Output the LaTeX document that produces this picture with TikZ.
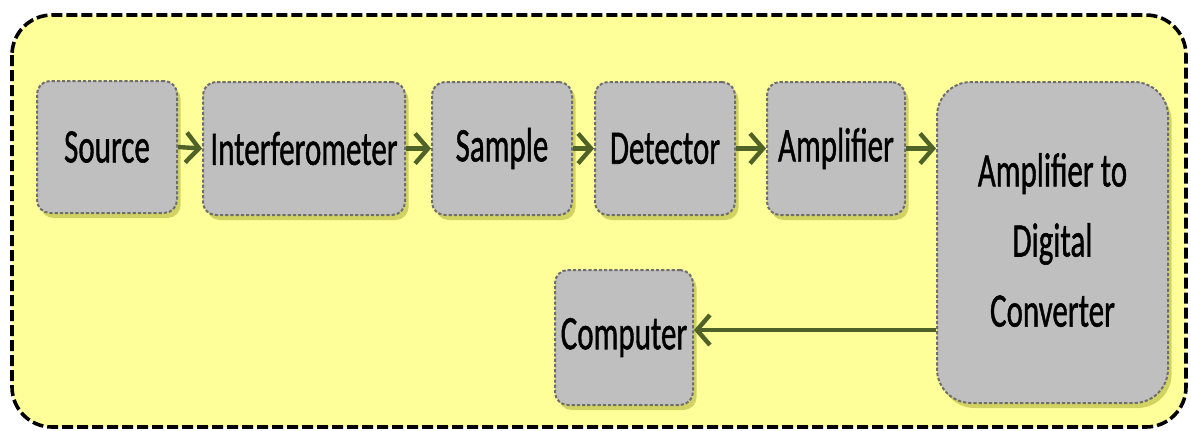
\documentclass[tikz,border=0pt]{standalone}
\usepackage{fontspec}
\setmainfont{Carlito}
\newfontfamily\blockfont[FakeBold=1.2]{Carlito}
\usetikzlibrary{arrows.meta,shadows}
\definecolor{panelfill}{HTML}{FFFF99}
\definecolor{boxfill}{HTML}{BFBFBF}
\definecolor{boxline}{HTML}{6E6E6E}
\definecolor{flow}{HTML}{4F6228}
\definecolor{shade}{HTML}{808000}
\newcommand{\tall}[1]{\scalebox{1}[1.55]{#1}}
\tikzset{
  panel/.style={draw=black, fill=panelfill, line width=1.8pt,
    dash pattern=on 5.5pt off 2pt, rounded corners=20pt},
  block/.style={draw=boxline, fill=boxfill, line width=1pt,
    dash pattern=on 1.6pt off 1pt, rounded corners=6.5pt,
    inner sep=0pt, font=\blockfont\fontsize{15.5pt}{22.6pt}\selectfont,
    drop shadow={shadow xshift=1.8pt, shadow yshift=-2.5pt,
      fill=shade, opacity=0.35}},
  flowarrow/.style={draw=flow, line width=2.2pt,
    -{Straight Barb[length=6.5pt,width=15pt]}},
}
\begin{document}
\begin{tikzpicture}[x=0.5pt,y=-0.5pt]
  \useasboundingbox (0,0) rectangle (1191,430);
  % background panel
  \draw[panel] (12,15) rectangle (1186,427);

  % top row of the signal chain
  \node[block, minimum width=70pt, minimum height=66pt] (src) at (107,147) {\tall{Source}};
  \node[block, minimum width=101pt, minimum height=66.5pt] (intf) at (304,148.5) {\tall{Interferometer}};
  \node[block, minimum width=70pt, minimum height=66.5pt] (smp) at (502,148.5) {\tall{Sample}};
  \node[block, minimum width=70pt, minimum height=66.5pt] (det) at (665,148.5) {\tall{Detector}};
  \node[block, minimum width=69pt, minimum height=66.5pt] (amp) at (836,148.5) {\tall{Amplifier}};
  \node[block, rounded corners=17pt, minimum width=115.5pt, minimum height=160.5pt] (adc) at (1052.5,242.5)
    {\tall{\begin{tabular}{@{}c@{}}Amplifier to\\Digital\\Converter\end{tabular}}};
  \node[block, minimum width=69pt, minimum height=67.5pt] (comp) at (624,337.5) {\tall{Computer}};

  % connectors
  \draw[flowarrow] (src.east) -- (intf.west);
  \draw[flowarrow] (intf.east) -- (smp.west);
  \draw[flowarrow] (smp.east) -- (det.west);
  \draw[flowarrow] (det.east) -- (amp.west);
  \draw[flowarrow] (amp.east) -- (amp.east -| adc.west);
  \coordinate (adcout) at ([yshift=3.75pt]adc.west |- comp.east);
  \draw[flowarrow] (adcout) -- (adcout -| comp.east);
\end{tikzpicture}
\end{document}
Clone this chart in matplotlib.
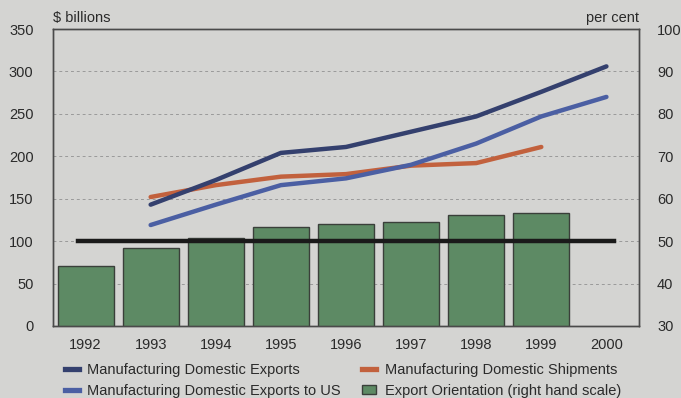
....
## [Directions]
Repeat the data exactly in full, omitting its pictures.

## [Output below]
Output the LaTeX document that produces this picture with TikZ.
\documentclass[tikz,border=0pt]{standalone}
\usepackage{fontspec}
\setmainfont{Carlito}
\newfontfamily\blockfont[FakeBold=1.2]{Carlito}
\usetikzlibrary{arrows.meta,shadows}
\definecolor{panelfill}{HTML}{FFFF99}
\definecolor{boxfill}{HTML}{BFBFBF}
\definecolor{boxline}{HTML}{6E6E6E}
\definecolor{flow}{HTML}{4F6228}
\definecolor{shade}{HTML}{808000}
\newcommand{\tall}[1]{\scalebox{1}[1.55]{#1}}
\tikzset{
  panel/.style={draw=black, fill=panelfill, line width=1.8pt,
    dash pattern=on 5.5pt off 2pt, rounded corners=20pt},
  block/.style={draw=boxline, fill=boxfill, line width=1pt,
    dash pattern=on 1.6pt off 1pt, rounded corners=6.5pt,
    inner sep=0pt, font=\blockfont\fontsize{15.5pt}{22.6pt}\selectfont,
    drop shadow={shadow xshift=1.8pt, shadow yshift=-2.5pt,
      fill=shade, opacity=0.35}},
  flowarrow/.style={draw=flow, line width=2.2pt,
    -{Straight Barb[length=6.5pt,width=15pt]}},
}
\begin{document}
\begin{tikzpicture}[x=0.5pt,y=-0.5pt]
  \useasboundingbox (0,0) rectangle (1191,430);
  % background panel
  \draw[panel] (12,15) rectangle (1186,427);

  % top row of the signal chain
  \node[block, minimum width=70pt, minimum height=66pt] (src) at (107,147) {\tall{Source}};
  \node[block, minimum width=101pt, minimum height=66.5pt] (intf) at (304,148.5) {\tall{Interferometer}};
  \node[block, minimum width=70pt, minimum height=66.5pt] (smp) at (502,148.5) {\tall{Sample}};
  \node[block, minimum width=70pt, minimum height=66.5pt] (det) at (665,148.5) {\tall{Detector}};
  \node[block, minimum width=69pt, minimum height=66.5pt] (amp) at (836,148.5) {\tall{Amplifier}};
  \node[block, rounded corners=17pt, minimum width=115.5pt, minimum height=160.5pt] (adc) at (1052.5,242.5)
    {\tall{\begin{tabular}{@{}c@{}}Amplifier to\\Digital\\Converter\end{tabular}}};
  \node[block, minimum width=69pt, minimum height=67.5pt] (comp) at (624,337.5) {\tall{Computer}};

  % connectors
  \draw[flowarrow] (src.east) -- (intf.west);
  \draw[flowarrow] (intf.east) -- (smp.west);
  \draw[flowarrow] (smp.east) -- (det.west);
  \draw[flowarrow] (det.east) -- (amp.west);
  \draw[flowarrow] (amp.east) -- (amp.east -| adc.west);
  \coordinate (adcout) at ([yshift=3.75pt]adc.west |- comp.east);
  \draw[flowarrow] (adcout) -- (adcout -| comp.east);
\end{tikzpicture}
\end{document}
Clone this chart in matplotlib.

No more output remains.